What if I told you that 99% of investors (professional and individuals alike) were missing out on a large chunk of the analysis in measuring the value of an investment? How can that be given how quickly news and data flow around these days? What am I smoking?
Well, that is essentially what happens when viewing an investment as a series of discounted cash flows.
As I have mentioned in previous posts, the value of any security or investment is the Net Present Value (NPV) of all future cashflows from the instrument into peretuity, discounted at an appropriate discount rate. While the definition makes a lot of sense, the actual application is much more difficult. What growth rate do we use? What discount rate do we use? We can't use infinity in the number of cash flow periods for the calculation you know. How are we going to do it?
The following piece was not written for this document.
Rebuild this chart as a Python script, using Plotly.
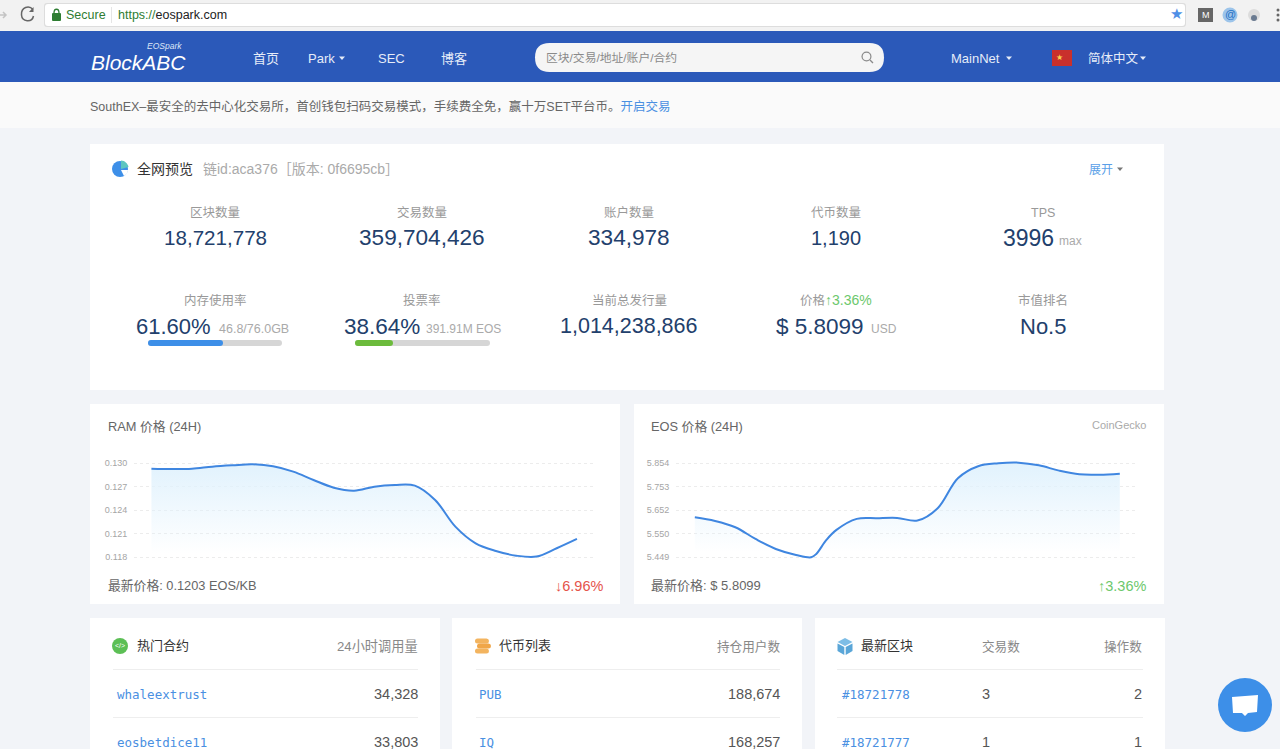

Well, typically, the discounted cash flow (DCF) analysis employed by Wall Street and others (who have the confidence to actually project these numbers--which I have obvious reservations about given that reality is not that simple) use a 10 year model. They tend to take the current EPS or cashflow and put a growth factor of say 10% per year over the next 9 years. For the 10th year they apply a multiple (or a price earnings ratio) of that 10th period cashflow to estimate the "terminal value". Here's an example:
Earnings in year 1 is $100 growing at 7% per annum with a terminal earnings multiple of 15 times earnings (pretty standardised assumptions).
Yr1 100.00
Yr2 107.00
Yr3 114.49
Yr4 122.50
Yr5 131.08
Yr6 140.26
Yr7 150.07
Yr8 160.58
Yr9 171.82
Terminal Value: 2757.69 (171.82*1.07 *15)
Terminal Value Discounted @10%: $1,063.21
Total Value: $3955.49
Total Value Discounted @ 10%: $2,170.24
Now notice how much the discounted value is accounted for by the terminal value....a whopping 49%! ($1,063 / $2,170)
In other words, almost 50% of the "value" of this security is based on what occurs AFTER a 10 year period. Again, 50% of the value is based on what occurs after a 10 year period.
So, why does Wall Street and CNBC and others get mesmerized by quarterly earnings, when the results only really account for a fraction of the actual value of a real business? Beats me, but it sure makes my job as a value investor that much easier. For me this speaks volumes about thinking about investing for the long-term.